■ Task prompt: Pictures are not part of the copy. Retype the lines from the first one through the line that contains "svg.append('rect').attr('x', 7).attr('y', 6).attr('width', W".

[Begin Stored data]

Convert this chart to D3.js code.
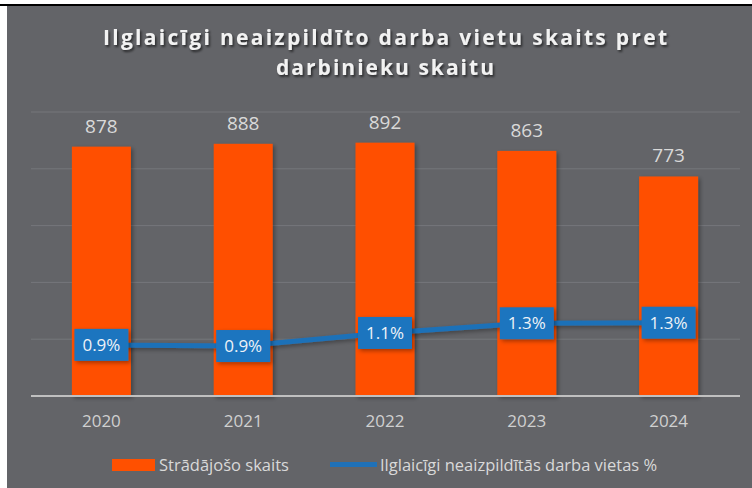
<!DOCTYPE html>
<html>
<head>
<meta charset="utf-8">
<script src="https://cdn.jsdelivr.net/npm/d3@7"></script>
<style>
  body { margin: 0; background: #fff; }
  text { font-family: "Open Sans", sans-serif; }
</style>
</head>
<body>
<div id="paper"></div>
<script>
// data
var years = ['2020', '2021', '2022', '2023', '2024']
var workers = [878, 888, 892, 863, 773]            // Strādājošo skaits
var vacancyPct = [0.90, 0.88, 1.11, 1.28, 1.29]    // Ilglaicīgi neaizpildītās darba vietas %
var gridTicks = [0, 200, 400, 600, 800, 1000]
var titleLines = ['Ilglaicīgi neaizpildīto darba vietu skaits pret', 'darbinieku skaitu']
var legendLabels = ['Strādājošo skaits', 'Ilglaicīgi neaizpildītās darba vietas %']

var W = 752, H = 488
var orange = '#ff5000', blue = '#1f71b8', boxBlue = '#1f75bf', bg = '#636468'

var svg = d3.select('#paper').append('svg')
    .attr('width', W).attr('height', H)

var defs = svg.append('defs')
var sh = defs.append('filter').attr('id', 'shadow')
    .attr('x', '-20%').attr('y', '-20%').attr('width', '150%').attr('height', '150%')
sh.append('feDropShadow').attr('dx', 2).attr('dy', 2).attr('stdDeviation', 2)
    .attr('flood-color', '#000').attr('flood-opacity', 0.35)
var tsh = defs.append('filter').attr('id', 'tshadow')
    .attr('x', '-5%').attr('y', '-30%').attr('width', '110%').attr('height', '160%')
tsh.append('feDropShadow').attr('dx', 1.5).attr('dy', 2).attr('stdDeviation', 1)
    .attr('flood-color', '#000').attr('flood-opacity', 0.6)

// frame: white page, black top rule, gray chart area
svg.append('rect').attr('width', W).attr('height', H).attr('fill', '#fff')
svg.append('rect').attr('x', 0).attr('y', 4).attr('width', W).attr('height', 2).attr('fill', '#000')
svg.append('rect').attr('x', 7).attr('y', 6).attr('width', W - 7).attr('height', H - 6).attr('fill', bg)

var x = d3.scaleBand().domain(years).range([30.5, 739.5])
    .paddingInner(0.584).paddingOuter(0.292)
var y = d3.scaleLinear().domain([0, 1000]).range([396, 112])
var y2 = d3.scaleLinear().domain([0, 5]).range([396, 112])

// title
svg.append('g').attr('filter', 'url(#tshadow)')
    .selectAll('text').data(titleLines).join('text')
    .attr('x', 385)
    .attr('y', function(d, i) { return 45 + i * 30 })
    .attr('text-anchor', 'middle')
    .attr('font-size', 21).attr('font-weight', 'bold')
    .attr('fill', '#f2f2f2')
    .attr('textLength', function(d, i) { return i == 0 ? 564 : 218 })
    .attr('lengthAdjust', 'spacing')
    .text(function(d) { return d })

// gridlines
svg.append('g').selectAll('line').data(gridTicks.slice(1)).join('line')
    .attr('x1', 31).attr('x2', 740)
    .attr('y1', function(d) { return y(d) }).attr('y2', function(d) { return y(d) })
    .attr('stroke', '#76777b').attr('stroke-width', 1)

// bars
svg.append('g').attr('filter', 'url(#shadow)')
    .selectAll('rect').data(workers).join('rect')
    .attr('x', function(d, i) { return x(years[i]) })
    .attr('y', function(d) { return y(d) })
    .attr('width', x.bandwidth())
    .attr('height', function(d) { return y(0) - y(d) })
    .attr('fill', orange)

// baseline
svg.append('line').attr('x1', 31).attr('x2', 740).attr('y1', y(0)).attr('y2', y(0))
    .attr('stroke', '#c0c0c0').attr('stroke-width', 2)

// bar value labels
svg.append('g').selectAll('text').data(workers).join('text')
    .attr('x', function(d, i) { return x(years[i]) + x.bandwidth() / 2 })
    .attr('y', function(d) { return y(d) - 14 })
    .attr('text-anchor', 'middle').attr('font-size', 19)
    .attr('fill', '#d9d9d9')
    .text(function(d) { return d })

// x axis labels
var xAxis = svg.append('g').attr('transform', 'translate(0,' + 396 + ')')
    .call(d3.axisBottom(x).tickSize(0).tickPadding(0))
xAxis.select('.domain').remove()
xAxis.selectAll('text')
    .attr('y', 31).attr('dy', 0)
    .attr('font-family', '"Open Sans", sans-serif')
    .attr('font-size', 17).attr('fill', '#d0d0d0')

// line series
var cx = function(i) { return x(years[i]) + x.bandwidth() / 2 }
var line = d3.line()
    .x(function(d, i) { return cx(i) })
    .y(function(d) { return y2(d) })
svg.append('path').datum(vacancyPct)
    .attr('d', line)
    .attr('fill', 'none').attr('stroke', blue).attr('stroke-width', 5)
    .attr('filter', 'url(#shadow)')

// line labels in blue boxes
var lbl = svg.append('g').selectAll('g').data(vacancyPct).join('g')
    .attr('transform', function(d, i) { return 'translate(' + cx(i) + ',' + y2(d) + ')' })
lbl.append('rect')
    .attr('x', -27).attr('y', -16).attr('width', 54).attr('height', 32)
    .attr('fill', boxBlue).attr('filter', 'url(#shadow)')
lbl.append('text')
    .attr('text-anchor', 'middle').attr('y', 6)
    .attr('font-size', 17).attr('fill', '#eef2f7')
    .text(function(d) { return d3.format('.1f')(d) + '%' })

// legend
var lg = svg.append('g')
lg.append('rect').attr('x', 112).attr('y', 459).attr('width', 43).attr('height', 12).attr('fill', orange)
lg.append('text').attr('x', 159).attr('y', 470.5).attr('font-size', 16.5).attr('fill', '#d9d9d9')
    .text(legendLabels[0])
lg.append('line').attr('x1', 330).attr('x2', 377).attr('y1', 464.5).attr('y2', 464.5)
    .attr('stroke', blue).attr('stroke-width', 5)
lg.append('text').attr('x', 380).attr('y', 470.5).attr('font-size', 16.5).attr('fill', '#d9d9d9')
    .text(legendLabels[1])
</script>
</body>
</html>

[End Stored data]

■ Complete answer:
Convert this chart to D3.js code.
<!DOCTYPE html>
<html>
<head>
<meta charset="utf-8">
<script src="https://cdn.jsdelivr.net/npm/d3@7"></script>
<style>
  body { margin: 0; background: #fff; }
  text { font-family: "Open Sans", sans-serif; }
</style>
</head>
<body>
<div id="paper"></div>
<script>
// data
var years = ['2020', '2021', '2022', '2023', '2024']
var workers = [878, 888, 892, 863, 773]            // Strādājošo skaits
var vacancyPct = [0.90, 0.88, 1.11, 1.28, 1.29]    // Ilglaicīgi neaizpildītās darba vietas %
var gridTicks = [0, 200, 400, 600, 800, 1000]
var titleLines = ['Ilglaicīgi neaizpildīto darba vietu skaits pret', 'darbinieku skaitu']
var legendLabels = ['Strādājošo skaits', 'Ilglaicīgi neaizpildītās darba vietas %']

var W = 752, H = 488
var orange = '#ff5000', blue = '#1f71b8', boxBlue = '#1f75bf', bg = '#636468'

var svg = d3.select('#paper').append('svg')
    .attr('width', W).attr('height', H)

var defs = svg.append('defs')
var sh = defs.append('filter').attr('id', 'shadow')
    .attr('x', '-20%').attr('y', '-20%').attr('width', '150%').attr('height', '150%')
sh.append('feDropShadow').attr('dx', 2).attr('dy', 2).attr('stdDeviation', 2)
    .attr('flood-color', '#000').attr('flood-opacity', 0.35)
var tsh = defs.append('filter').attr('id', 'tshadow')
    .attr('x', '-5%').attr('y', '-30%').attr('width', '110%').attr('height', '160%')
tsh.append('feDropShadow').attr('dx', 1.5).attr('dy', 2).attr('stdDeviation', 1)
    .attr('flood-color', '#000').attr('flood-opacity', 0.6)

// frame: white page, black top rule, gray chart area
svg.append('rect').attr('width', W).attr('height', H).attr('fill', '#fff')
svg.append('rect').attr('x', 0).attr('y', 4).attr('width', W).attr('height', 2).attr('fill', '#000')
svg.append('rect').attr('x', 7).attr('y', 6).attr('width', W - 7).attr('height', H - 6).attr('fill', bg)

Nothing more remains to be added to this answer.